Red Hood and the Outlaws Vol. 2: Who is Artemis?

Written by: Scott Lobdell
Art by: Dexter Soy, Kenneth Rocafort, Mirko Clark

Red Hood and the Outlaws Vol. 2 : Who is Artemis? collects issues #7-12 of the series and puts Artemis on center stage for a thrilling story about her past and ultimately her fate on the team. Red Hood and the Outlaws has surprisingly been one of the stronger series in DC’s Rebirth initiative, and this volume contains all the qualities that make this series great: character depth, a unique team dynamic, great art, and a whole lotta crazy action.

Now that the debacle with Black Mask has been settled, Red Hood and Artemis set their eyes on a new mission: securing The Bow of Ra. Before they set out, the volume opens with an issue focusing on Red Hood and Bizarro, and what consequences could come from keeping a being like Bizarro around. This turns into an introspective lesson for Jason, and an excellent way to show Bizarro is much, much more than a dumb brute. The next issue sets up the meat of this story, as Artemis reveals her past to Jason, telling him all about how her friend Akila became the Shim’tar (champion) of her people, but was corrupted by the mystical weapon called the Bow of Ra. Now, the bow is missing, and they need to track it down and secure it.

They find out the Bow is being used in Qurac, which is also where Jason was tortured and ultimately killed by the Joker. But just as they’re closing in on Qurac to investigate, they are hit with a missile and separated. Jason finds himself in the prison he was tortured in, Bizarro helps people who are trying to fleeing the war zone, and Artemis surprisingly finds herself with Akila. With the Outlaws separated and confused, they need to find a way to reconnect, stay on mission, and stop the Bow from hurting any more people.

While the premise of this story is somewhat simple, it’s the character depth that drives each issue. This whole series is much more than a bunch of misfits kicking butt together (although it certainly is that, too), it’s about how each character struggle to overcome their past in order to find friendship and family.

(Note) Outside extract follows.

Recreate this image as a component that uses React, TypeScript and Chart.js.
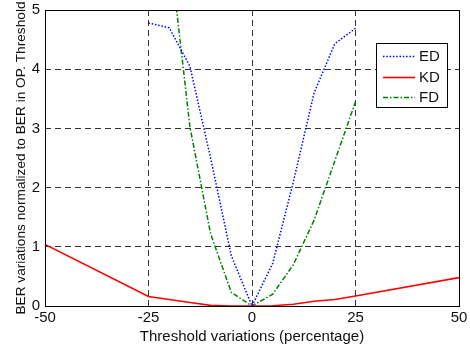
import React, { useEffect, useRef } from "react";
import { Chart, registerables } from "chart.js";

Chart.register(...registerables);

const xED = [-25, -20, -15, -10, -5, 0, 5, 10, 15, 20, 25];
const yED = [4.78, 4.7, 4.05, 2.5, 0.85, 0, 0.72, 2.1, 3.6, 4.43, 4.69];

const xKD = [-50, -25, -20, -15, -10, -5, 0, 5, 10, 15, 20, 25, 50];
const yKD = [1.04, 0.16, 0.11, 0.06, 0.01, 0, 0, 0.005, 0.03, 0.08, 0.11, 0.17, 0.48];

const xFD = [-20, -15, -10, -5, 0, 5, 10, 15, 20, 25];
const yFD = [6.1, 3.03, 1.22, 0.23, 0, 0.2, 0.7, 1.45, 2.45, 3.45];

const xTicks = [-50, -25, 0, 25, 50];
const yTicks = [0, 1, 2, 3, 4, 5];

const seriesLabels = ["ED", "KD", "FD"];

const FONT = "'Liberation Sans', Arial, sans-serif";
const TXT = "#111";

const pts = (xs: number[], ys: number[]) => xs.map((x, i) => ({ x, y: ys[i] }));

const boxAndLegend = {
  id: "boxAndLegend",
  afterDatasetsDraw(chart: any) {
    const { ctx, chartArea: a } = chart;
    ctx.save();
    ctx.strokeStyle = "#000";
    ctx.lineWidth = 1;
    ctx.setLineDash([]);
    ctx.strokeRect(Math.round(a.left) + 0.5, Math.round(a.top) + 0.5, Math.round(a.right - a.left), Math.round(a.bottom - a.top));
    // legend
    const bx = 376, by = 43, bw = 71, bh = 64;
    ctx.fillStyle = "#fff";
    ctx.fillRect(bx, by, bw, bh);
    ctx.strokeRect(bx + 0.5, by + 0.5, bw, bh);
    const rows = [56, 77, 97];
    chart.data.datasets.forEach((ds: any, i: number) => {
      const y = rows[i] + 0.5;
      ctx.strokeStyle = ds.borderColor;
      ctx.lineWidth = ds.borderWidth;
      ctx.setLineDash(ds.borderDash || []);
      ctx.beginPath();
      ctx.moveTo(383, y);
      ctx.lineTo(415, y);
      ctx.stroke();
      ctx.setLineDash([]);
      ctx.fillStyle = TXT;
      ctx.font = `15px ${FONT}`;
      ctx.textBaseline = "middle";
      ctx.textAlign = "left";
      ctx.fillText(ds.label, 419, rows[i] + 1);
    });
    ctx.restore();
  },
};

export default function App() {
  const ref = useRef<HTMLCanvasElement>(null);
  useEffect(() => {
    if (!ref.current) return;
    const gridCfg = {
      color: "#333",
      lineWidth: 1,
      drawTicks: false,
    };
    const chart = new Chart(ref.current, {
      type: "line",
      data: {
        datasets: [
          {
            label: seriesLabels[0],
            data: pts(xED, yED),
            borderColor: "#0000ff",
            borderWidth: 1.5,
            borderDash: [1.5, 1.8],
            pointRadius: 0,
            fill: false,
            tension: 0,
          },
          {
            label: seriesLabels[1],
            data: pts(xKD, yKD),
            borderColor: "#ff0000",
            borderWidth: 1.6,
            pointRadius: 0,
            fill: false,
            tension: 0,
          },
          {
            label: seriesLabels[2],
            data: pts(xFD, yFD),
            borderColor: "#008000",
            borderWidth: 1.5,
            borderDash: [5, 2, 1.5, 2],
            pointRadius: 0,
            fill: false,
            tension: 0,
          },
        ],
      },
      options: {
        animation: false,
        responsive: false,
        devicePixelRatio: 1,
        layout: { padding: { left: 0, right: 11, top: 10, bottom: 0 } },
        plugins: { legend: { display: false }, tooltip: { enabled: false } },
        scales: {
          x: {
            type: "linear",
            min: -50,
            max: 50,
            afterBuildTicks: (s: any) => {
              s.ticks = xTicks.map((v) => ({ value: v }));
            },
            afterFit: (s: any) => {
              s.height = 46;
              s.paddingLeft = 0;
              s.paddingRight = 0;
            },
            grid: { ...gridCfg },
            border: { display: false, dash: [6, 4] } as any,
            ticks: { color: TXT, font: { family: FONT, size: 15 }, padding: 3, maxRotation: 0, autoSkip: false },
            title: {
              display: true,
              text: "Threshold variations (percentage)",
              color: TXT,
              font: { family: FONT, size: 15 },
              padding: { top: 0, bottom: 6 },
            },
          },
          y: {
            type: "linear",
            min: 0,
            max: 5,
            afterBuildTicks: (s: any) => {
              s.ticks = yTicks.map((v) => ({ value: v }));
            },
            afterFit: (s: any) => {
              s.width = 45;
              s.paddingTop = 0;
              s.paddingBottom = 0;
            },
            grid: { ...gridCfg },
            border: { display: false, dash: [6, 4] } as any,
            ticks: { color: TXT, font: { family: FONT, size: 15 }, padding: 5, autoSkip: false },
            title: {
              display: true,
              text: "BER variations normalized to BER in OP. Threshold",
              color: TXT,
              font: { family: FONT, size: 13.7 },
              padding: { top: 13, bottom: 0 },
            },
          },
        },
      },
      plugins: [boxAndLegend],
    } as any);
    return () => chart.destroy();
  }, []);
  return (
    <div style={{ position: "fixed", left: 0, top: 0, width: 470, height: 352, background: "#fff" }}>
      <canvas ref={ref} width={470} height={352} />
    </div>
  );
}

The last volume was primarily about Jason, and this volume is primarily about Artemis, and Lobdell does such a great job at expanding Artemis as a character and giving reasons not only to sympathize with her, but to really root for her. I also really enjoyed how this story expanded the world of the Amazons with an in-depth look at the culture and traditions of Bana-Mighdall. And while Artemis really shines in this story, there’s plenty of progression with Red Hood and Bizarro. Jason has talked a lot about his death at the hand of the Joker, but here he’s forced to relive it and we see just how traumatized and scarred he really is. Meanwhile, we get to see the effect Red Hood and Artemis (or Red Him and Red Her) have had on Bizarro manifest in his desire to help people in need.

There are several different artists represented in this volume: issue #7 is done by Mirko Clark, issue #8 is done by Kenneth Rocafort, and the rest of the volume is done by series’ regular Dexter Soy. Clark and Rocafort do some great work, but Dexter Soy has made a huge impact on this book, and his work really stands out here. The combination of Scott Lobdell and Dexter Soy is part of what makes this book so great. The art and the words on page work together to tell the stories beneath the images, i.e., what the characters are experiencing mentally and emotionally.